Rely too much on System 1, and you are more likely to make mistakes. Ask too much of System 2, and you may have to stop everything else you are doing to allow it to function. In cases of effortful forms of thinking – using System 2 but putting time pressure on it for an answer – energy from other functions may be redirected to System 2, leaving you without the energy to see or hear someone speaking to you.

Both self-control and deliberate thought seem to draw on the same limited budget of effort and energy. What's more, System 1 has more influence over behavior when System 2 is busy, and it has a sweet tooth, too, demanding glucose to keep System 2 working. Intuition is also generated by System 1.

Fortunately, cognitive thought is not always arduous. Without exerting willpower, people can spend long periods expending considerable effort. It's known as a flow state and was studied and identified by the psychologist Mihaly Csikszentmihaly.

Another feature of exerting effort is the building of skill. As skill is developed, less energy is needed, and new skills are added, at least in part, to System 1's repertoire. Our lazy System 2 is more than happy to delegate to System 1, where it can.

There is a link between cognitive control and intelligence: training attention improves our executive control. Non-verbal tests of intelligence also improve. System 1 is impulsive and intuitive. System 2 is capable of reasoning, cautious, and for some people, lazy.

Finding a balance between System 1's work and the deployment of System 2 is one of the keys to thinking and reasoning well. Recognizing when we need to defer System 1's judgments and assumptions can help us make better decisions by slowing down a little and employing System 2.

Activating System 2

We are more likely to learn something by finding surprises in our behavior than hearing surprising facts about people in general. Our own experience teaches us best and understanding how our minds work using the System 1/System 2 idea, we can become more conscious of our behavior. Knowing that we like to make causal stories to explain events, people, and actions we see, a System 1 process won't stop us from doing it.

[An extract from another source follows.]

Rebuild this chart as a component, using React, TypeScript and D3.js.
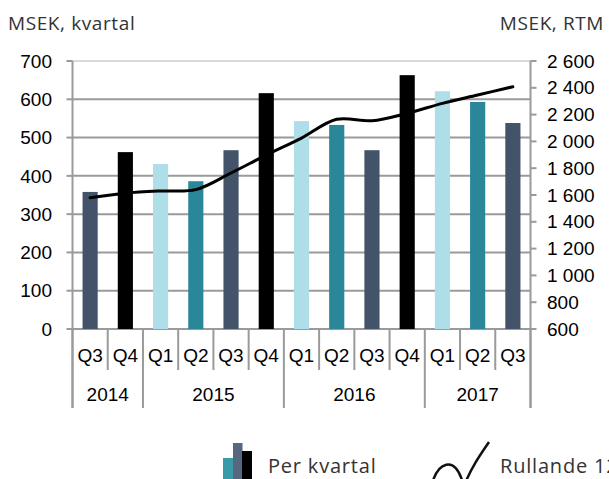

But it can help us pause and think again using the more remarkable abilities of System 2. Understanding that many of our biases are generated by System 1 won't stop us from making them. Many of them are helpful in daily life – people who act friendly often are. People who are shouting are likely to be angry and thus worth avoiding.

Understanding our different thought processes, how they are generated, and where they are likely to come from, at least allows us to spot them, pause and choose a different course of thought and action.

The attentive System 2 is who we think we are. In reality, we are both, in many cases, more System 1 than 2. Our thoughts and behaviors are often guided by System 1, and generally, this works well. When we use attention and practice to develop skill, we add another arrow to System 1's quiver. The intuitive judgments and lightening choices that come to mind will mostly be accurate thanks to the adaptability and growth of System 1.

That said, System 1 is still prone to some outstanding errors of judgment and assumptions. These massive mistakes are often to do with not recognizing that information is incomplete, of low quality, or even that we are answering a more straightforward associated question than the one posed. The only way to avoid these errors is to understand that navigating through life can be a cognitive minefield. Slowing down and pushing System 2 to action is the only way we can hope to dodge the innate errors System 1.

The very nature of the slow-moving establishments and policy-making organizations makes them better at decision-making than individuals. They naturally think more slowly, with more heads and energy resources than a single person. They have the power and facilities to implement checklists and orderly procedures. If we can learn to slow our thinking and recognize when System 1 may not be up to the task, not only will we enhance our own lives and decisions, the businesses we work within will also become more robust.